If you are using statsd version 0.4 or later :

  • set socloz_monitoring.statsd.merge_packets to true
  • if the statsd server isn't on the same LAN as your server, set socloz_monitoring.statsd.packet_size to 512, otherwise keep the default value

The default configuration is :

socloz_monitoring:
    exceptions:
        enable: true
        ignore: ['Symfony\Component\HttpKernel\Exception\NotFoundHttpException','Symfony\Component\HttpKernel\Exception\AccessDeniedHttpException']
    profiler:
        enable: true
        sampling: 100
        mongodb: false
        request: false
        redis: false
        sphinx: false
    mailer:
        enable: true
        from: 
        to: 
    statsd:
        enable: false
        host:
        port:
        prefix: socloz_monitoring
        always_flush: false
        merge_packets: false
        packet_size: 1432
    request_id:
        enable: true
        add_pid: true
    logger:
        enable: false

Graphing application data

It is possible to send some application data to statsd :

Counters :

$container->get('socloz_monitoring.statsd')->updateStats("counter_name", $number);

Gauges :

$container->get('socloz_monitoring.statsd')->gauge("gauge_name", $number);

Timers :

$start = microtime(true);
// do some stuff
$end = microtime(true);
$container->get('socloz_monitoring.statsd')->timing("timer_name", ($end-$start)*1000);

Just make sure you don't have any name collisions between your counters/timers and the standard ones.

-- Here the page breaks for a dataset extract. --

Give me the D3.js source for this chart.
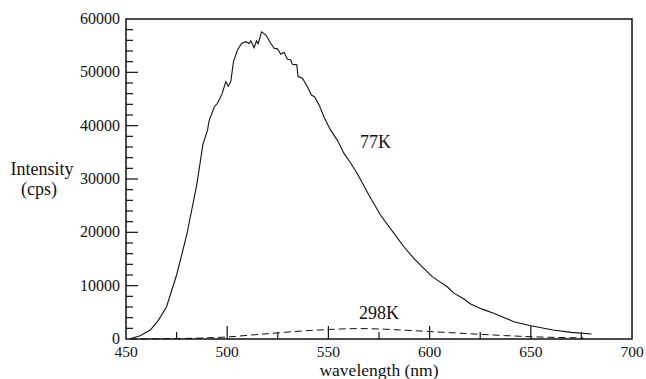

Stats are buffered and sent at the end of the script/request. In long running scripts, you should flush statsd regularly :

$container->get('socloz_monitoring.statsd')->flush();

You can also configure statsd to always send data immediately :

socloz_monitoring:
    statsd:
        always_flush: true

Finding data in graphite

The statsd data is (on unmodified configs) :

  • stats.timers.prefix.{mongodb,request, ...}.{lower,mean_90,upper,upper_90} - timing information
  • stats.prefix.{mongodb,request, ...} / stats_counts.prefix.{mongodb,request, ...} - counters
  • stats.timers.prefix.per_route.{mongodb,request, ...}.{route}.{lower,mean_90,upper,upper_90} - per route timing information
  • stats.prefix.per_route.{mongodb,request, ...}.{route} - per route counters

Hints

Graphite hints

  • number of mongodb calls per request : divideSeries(stats_counts.socloz_monitoring.mongodb, stats_counts.socloz_monitoring.request)

Roadmap

  • Parsers : mysql, memcached
  • Integrated graphite templates
  • Tracking of events (code releases, ...)
  • Rate limiting of mails

Thanks

Exception handling inspired by RoxWayErrorNotifyBundle

StatsD client taken from Etsy StatsD

Xhprof listener inpired by JnsXhprofBundle

License

This bundle is released under the MIT license (see LICENSE).